私にはまるで解らない。

        二十九

 私は両親の晩年になってできたいわゆる末《すえ》ッ子《こ》である。私を生んだ時、母はこんな年歯《とし》をして懐妊するのは面目ないと云ったとかいう話が、今でも折々は繰《く》り返《かえ》されている。
 単にそのためばかりでもあるまいが、私の両親は私が生れ落ちると間もなく、私を里にやってしまった。その里というのは、無論私の記憶に残っているはずがないけれども、成人の後《のち》聞いて見ると、何でも古道具の売買を渡世《とせい》にしていた貧しい夫婦ものであったらしい。

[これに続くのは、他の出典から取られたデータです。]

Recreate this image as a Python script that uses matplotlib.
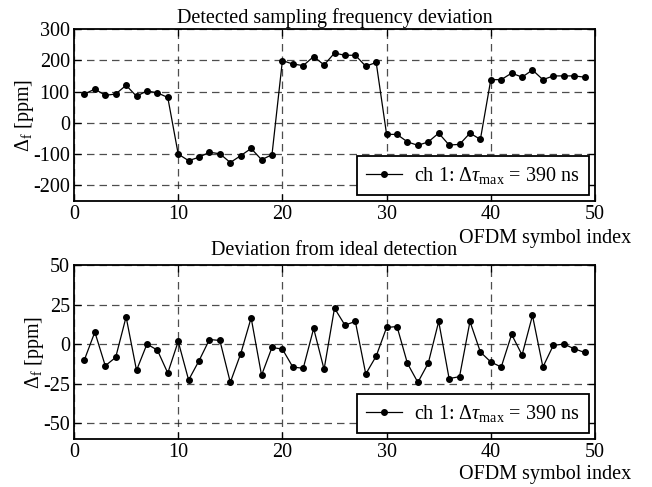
import numpy as np
import matplotlib
matplotlib.use("Agg")
import matplotlib.pyplot as plt

plt.rcParams['font.family'] = ['Liberation Serif', 'DejaVu Serif']
plt.rcParams['mathtext.fontset'] = 'custom'
plt.rcParams['mathtext.rm'] = 'Liberation Serif'
plt.rcParams['mathtext.it'] = 'Liberation Serif:italic'
plt.rcParams['mathtext.fallback'] = 'stix'
plt.rcParams['axes.unicode_minus'] = False

symbols = list(range(1, 50))
detected = [92, 108, 88, 92, 120, 85, 102, 96, 81,
            -100, -121, -110, -94, -99, -127, -105, -82, -118, -102,
            199, 188, 183, 212, 185, 223, 216, 216, 181, 193,
            -37, -37, -61, -72, -61, -33, -71, -69, -33, -53,
            138, 138, 159, 146, 169, 138, 150, 150, 150, 146]
deviation = [-9.9, 7.6, -13.7, -8.4, 17.2, -16.6, 0.0, -3.8, -18.3,
             1.7, -22.7, -10.5, 2.9, 2.3, -24.2, -6.1, 16.6, -19.7, -2.1,
             -3.2, -14.5, -15.3, 9.9, -16.0, 22.7, 12.0, 14.3, -18.9, -7.6,
             10.5, 11.1, -12.2, -24.2, -12.0, 14.3, -21.8, -20.6, 14.3, -5.0,
             -11.3, -14.5, 6.1, -6.9, 18.1, -14.5, -0.8, 0.0, -2.9, -5.3]

xticks = [0, 10, 20, 30, 40, 50]
yticks_top = [-200, -100, 0, 100, 200, 300]
yticks_bot = [-50, -25, 0, 25, 50]
legend_label = r'ch 1: $\Delta\tau_{\mathrm{max}}$ = 390 ns$\enspace$'

FS = 14.5
W, H = 652, 487
fig = plt.figure(figsize=(W / 100, H / 100), dpi=100)

def axes_px(l, t, r, b):
    return fig.add_axes([l / W, 1 - b / H, (r - l) / W, (b - t) / H])

ax1 = axes_px(74, 29, 595, 201)
ax2 = axes_px(74, 265, 595, 439)

def style(ax, yticks, ylim, title, data, title_pad, xlab_px, h_px):
    ax.plot(symbols, data, '-', color='black', lw=0.9, marker='o', ms=4,
            label=legend_label)
    ax.set_xlim(0, 50)
    ax.set_ylim(*ylim)
    ax.set_xticks(xticks)
    ax.set_yticks(yticks)
    ax.grid(True, color='#222222', linestyle=(0, (6, 4)), lw=0.9, alpha=0.8)
    ax.tick_params(direction='in', top=True, right=True, length=5, width=0.9,
                   labelsize=FS, pad=3)
    for s in ax.spines.values():
        s.set_linewidth(1.3)
    ax.set_title(title, fontsize=FS, pad=title_pad)
    ax.set_ylabel(r'$\Delta_{\mathrm{f}}$ [ppm]', fontsize=FS, labelpad=-2.5)
    ax.text(1.0 + 36 / 521, -xlab_px / h_px, 'OFDM symbol index',
            transform=ax.transAxes, ha='right', va='baseline', fontsize=FS)
    leg = ax.legend(loc='lower right', fontsize=FS, fancybox=False,
                    edgecolor='black', framealpha=1, borderaxespad=0.3,
                    handlelength=1.8, handletextpad=0.6, borderpad=0.45)
    leg.get_frame().set_linewidth(1.3)

style(ax1, yticks_top, (-250, 300), 'Detected sampling frequency deviation',
      detected, 4.5, 42, 172)
style(ax2, yticks_bot, (-60, 50), 'Deviation from ideal detection',
      deviation, 7.5, 40, 174)

fig.savefig('out.png', dpi=100)
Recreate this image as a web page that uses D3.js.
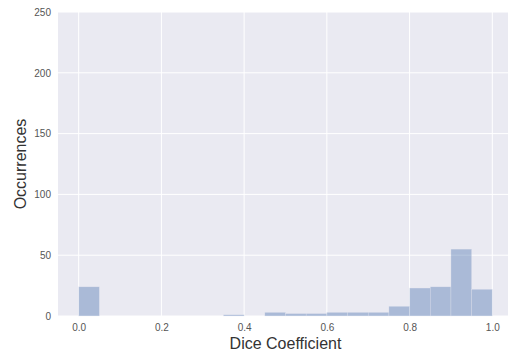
<!DOCTYPE html>
<html>
<head>
<meta charset="utf-8">
<script src="https://cdn.jsdelivr.net/npm/d3@7"></script>
<style>
  body { margin: 0; background: #fff; }
  svg { display: block; font-family: "Liberation Sans", Arial, sans-serif; }
</style>
</head>
<body>
<div class="chart"></div>
<script>
// bin left edges (width 0.05) and counts
const binStarts = [0.00, 0.05, 0.10, 0.15, 0.20, 0.25, 0.30, 0.35, 0.40, 0.45,
                   0.50, 0.55, 0.60, 0.65, 0.70, 0.75, 0.80, 0.85, 0.90, 0.95];
const counts = [24, 0, 0, 0, 0, 0, 0, 1, 0, 3,
                2, 2, 3, 3, 3, 8, 23, 24, 55, 22];
const binWidth = 0.05;
const xTicks = [0.0, 0.2, 0.4, 0.6, 0.8, 1.0];
const yTicks = [0, 50, 100, 150, 200, 250];

const width = 508;
const height = 358;
const marginTop = 12;
const marginLeft = 58;
const plotRight = 513;   // axes run a little past the picture edge
const plotBottom = 316;

const x = d3.scaleLinear()
    .domain([-0.05, 1.05])
    .range([marginLeft, plotRight]);

const y = d3.scaleLinear()
    .domain([0, 250])
    .range([plotBottom, marginTop]);

const svg = d3.select('.chart').append('svg')
    .attr('width', width)
    .attr('height', height);

svg.append('rect')
    .attr('x', marginLeft)
    .attr('y', marginTop)
    .attr('width', plotRight - marginLeft)
    .attr('height', plotBottom - marginTop)
    .attr('fill', '#EAEAF2');

// grid
svg.append('g')
    .selectAll('line')
    .data(xTicks)
    .join('line')
    .attr('x1', d => x(d)).attr('x2', d => x(d))
    .attr('y1', marginTop).attr('y2', plotBottom)
    .attr('stroke', '#fff')
    .attr('stroke-width', 1);

svg.append('g')
    .selectAll('line')
    .data(yTicks)
    .join('line')
    .attr('x1', marginLeft).attr('x2', plotRight)
    .attr('y1', d => y(d)).attr('y2', d => y(d))
    .attr('stroke', '#fff')
    .attr('stroke-width', 1);

// bars
svg.append('g')
    .selectAll('rect')
    .data(counts)
    .join('rect')
    .attr('x', (d, i) => x(binStarts[i]))
    .attr('y', d => y(d))
    .attr('width', (d, i) => x(binStarts[i] + binWidth) - x(binStarts[i]))
    .attr('height', d => y(0) - y(d))
    .attr('fill', '#4C72B0')
    .attr('fill-opacity', 0.4)
    .attr('stroke', '#EAEAF2')
    .attr('stroke-width', 0.5)
    .attr('stroke-opacity', d => d > 0 ? 0.6 : 0);

// axes (no domain lines, no tick marks)
const xAxis = svg.append('g')
    .attr('transform', `translate(0,${plotBottom})`)
    .call(d3.axisBottom(x).tickValues(xTicks).tickFormat(d3.format('.1f')).tickSize(0).tickPadding(8));

const yAxis = svg.append('g')
    .attr('transform', `translate(${marginLeft},0)`)
    .call(d3.axisLeft(y).tickValues(yTicks).tickSize(0).tickPadding(7));

[xAxis, yAxis].forEach(g => {
    g.select('.domain').remove();
    g.selectAll('text')
        .attr('fill', '#555')
        .style('font-size', '10px')
        .style('font-family', '"Liberation Sans", Arial, sans-serif');
});

svg.append('text')
    .attr('x', (marginLeft + plotRight) / 2)
    .attr('y', 349)
    .attr('text-anchor', 'middle')
    .attr('fill', '#333')
    .style('font-size', '16px')
    .text('Dice Coefficient');

svg.append('text')
    .attr('transform', `translate(26,${(marginTop + plotBottom) / 2}) rotate(-90)`)
    .attr('text-anchor', 'middle')
    .attr('fill', '#333')
    .style('font-size', '16px')
    .text('Occurrences');
</script>
</body>
</html>
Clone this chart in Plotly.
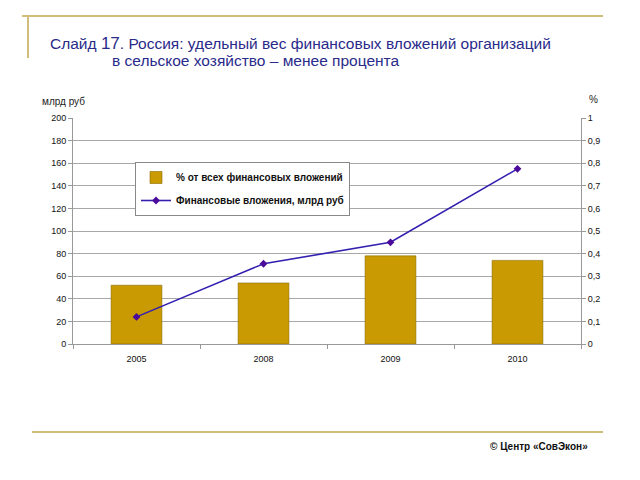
import plotly.graph_objects as go

years = ["2005", "2008", "2009", "2010"]
share_pct = [0.26, 0.27, 0.39, 0.37]          # % от всех финансовых вложений (right axis)
invest_bln = [24, 71, 90, 155]                 # Финансовые вложения, млрд руб (left axis)
left_ticks = [0, 20, 40, 60, 80, 100, 120, 140, 160, 180, 200]
right_ticks = [0, 0.1, 0.2, 0.3, 0.4, 0.5, 0.6, 0.7, 0.8, 0.9, 1]
right_labels = ["0", "0,1", "0,2", "0,3", "0,4", "0,5", "0,6", "0,7", "0,8", "0,9", "1"]

OFF = 8  # page body margin
FW, FH = 640 - OFF, 480 - OFF
L, R, T, B = 73 - OFF, 581 - OFF, 118 - OFF, 344 - OFF
W, H = R - L, B - T
def px(x): return (x - OFF - L) / W
def py(y): return (B - (y - OFF)) / H

fig = go.Figure()
fig.add_trace(go.Bar(
    x=years, y=share_pct, yaxis="y", name="% от всех финансовых вложений",
    marker=dict(color="#c99a02", line=dict(color="#8a6a00", width=0.6)),
    width=0.4, legendgroup="a",
))
fig.add_trace(go.Scatter(
    x=years, y=invest_bln, yaxis="y2", name="Финансовые вложения, млрд руб",
    mode="lines+markers", line=dict(color="#3320b0", width=1.6),
    marker=dict(symbol="diamond", size=6, color="#4a0a9a"), legendgroup="b",
))

gold = "#d2bd7a"
shapes = [
    dict(type="line", xref="paper", yref="paper", x0=px(22), x1=px(603), y0=py(16), y1=py(16),
         line=dict(color=gold, width=2)),
    dict(type="line", xref="paper", yref="paper", x0=px(28), x1=px(28), y0=py(16), y1=py(58),
         line=dict(color=gold, width=2)),
    dict(type="line", xref="paper", yref="paper", x0=px(32), x1=px(603), y0=py(432), y1=py(432),
         line=dict(color=gold, width=2)),
]

title_color = "#2a2a8a"
annotations = [
    dict(text="Слайд <span style='font-size:17px'>17</span>. Россия: удельный вес финансовых вложений организаций",
         xref="paper", yref="paper", x=px(48), y=py(43), xanchor="left", yanchor="middle",
         showarrow=False, font=dict(family="Liberation Sans, Arial", size=15.5, color=title_color)),
    dict(text="в сельское хозяйство – менее процента",
         xref="paper", yref="paper", x=px(110), y=py(61), xanchor="left", yanchor="middle",
         showarrow=False, font=dict(family="Liberation Sans, Arial", size=15.5, color=title_color)),
    dict(text="млрд руб", xref="paper", yref="paper", x=px(40), y=py(101), xanchor="left",
         yanchor="middle", showarrow=False, font=dict(family="Liberation Sans, Arial", size=10, color="#222")),
    dict(text="%", xref="paper", yref="paper", x=px(587), y=py(99), xanchor="left",
         yanchor="middle", showarrow=False, font=dict(family="Liberation Sans, Arial", size=10, color="#222")),
    dict(text="<b>© Центр «СовЭкон»</b>", xref="paper", yref="paper", x=px(590), y=py(446),
         xanchor="right", yanchor="middle", showarrow=False,
         font=dict(family="Liberation Sans, Arial", size=10, color="#111")),
]

fig.update_layout(
    width=FW, height=FH,
    margin=dict(l=L, r=FW - R, t=T, b=FH - B, pad=0),
    paper_bgcolor="white", plot_bgcolor="white",
    font=dict(family="Liberation Sans, Arial", size=9, color="#111"),
    shapes=shapes, annotations=annotations,
    xaxis=dict(type="category", showgrid=False, showline=True, linecolor="#999", linewidth=1,
               ticks="outside", tickson="boundaries", ticklen=4, tickcolor="#999",
               ticklabelstandoff=6, tickfont=dict(size=9), zeroline=False),
    yaxis=dict(range=[0, 1], tickvals=right_ticks, ticktext=right_labels, side="right",
               showgrid=False, showline=True, linecolor="#999", ticks="outside", ticklen=4,
               tickcolor="#999", tickfont=dict(size=9), zeroline=False),
    yaxis2=dict(range=[0, 200], tickvals=left_ticks, overlaying="y", side="left",
                showgrid=True, gridcolor="#a8a8a8", gridwidth=1,
                showline=True, linecolor="#999", ticks="outside", ticklen=4, tickcolor="#999",
                tickfont=dict(size=9), zeroline=False),
    legend=dict(x=px(135), y=py(162), xanchor="left", yanchor="top", bgcolor="white",
                bordercolor="#888", borderwidth=1, traceorder="grouped", tracegroupgap=4,
                font=dict(size=10, color="#111", family="Liberation Sans, Arial", weight="bold"),
                itemwidth=30),
    showlegend=True,
)

fig.write_html("out.html")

 私はその道具屋の我楽多《がらくた》といっしょに、小さい笊《ざる》の中に入れられて、毎晩|四谷《よつや》の大通りの夜店に曝《さら》されていたのである。それをある晩私の姉が何かのついでにそこを通りかかった時見つけて、可哀想《かわいそう》とでも思ったのだろう、懐《ふところ》へ入れて宅《うち》へ連れて来たが、私はその夜どうしても寝つかずに、とうとう一晩中泣き続けに泣いたとかいうので、姉は大いに父から叱《しか》られたそうである。
 私はいつ頃《ごろ》その里から取り戻されたか知らない。しかしじきまたある家へ養子にやられた。それはたしか私の四つの歳であったように思う。私は物心のつく八九歳までそこで成長したが、やがて養家に妙なごたごたが起ったため、再び実家へ戻るような仕儀となった。
 浅草から牛込へ遷《うつ》された私は、生れた家《うち》へ帰ったとは気がつかずに、自分の両親をもと通り祖父母とのみ思っていた。そうして相変らず彼らを御爺《おじい》さん、御婆《おばあ》さんと呼んで毫《ごう》も怪しまなかった。向《むこう》でも急に今までの習慣を改めるのが変だと考えたものか、私にそう呼ばれながら澄ました顔をしていた。
 私は普通の末《すえ》ッ子《こ》のようにけっして両親から可愛《かわい》がられなかった。これは私の性質が素直《すなお》でなかったためだの、久しく両親に遠ざかっていたためだの、いろいろの原因から来ていた。とくに父からはむしろ苛酷《かこく》に取扱かわれたという記憶がまだ私の頭に残っている。それだのに浅草から牛込へ移された当時の私は、なぜか非常に嬉《うれ》しかった。そうしてその嬉しさが誰の目にもつくくらいに著るしく外へ現われた。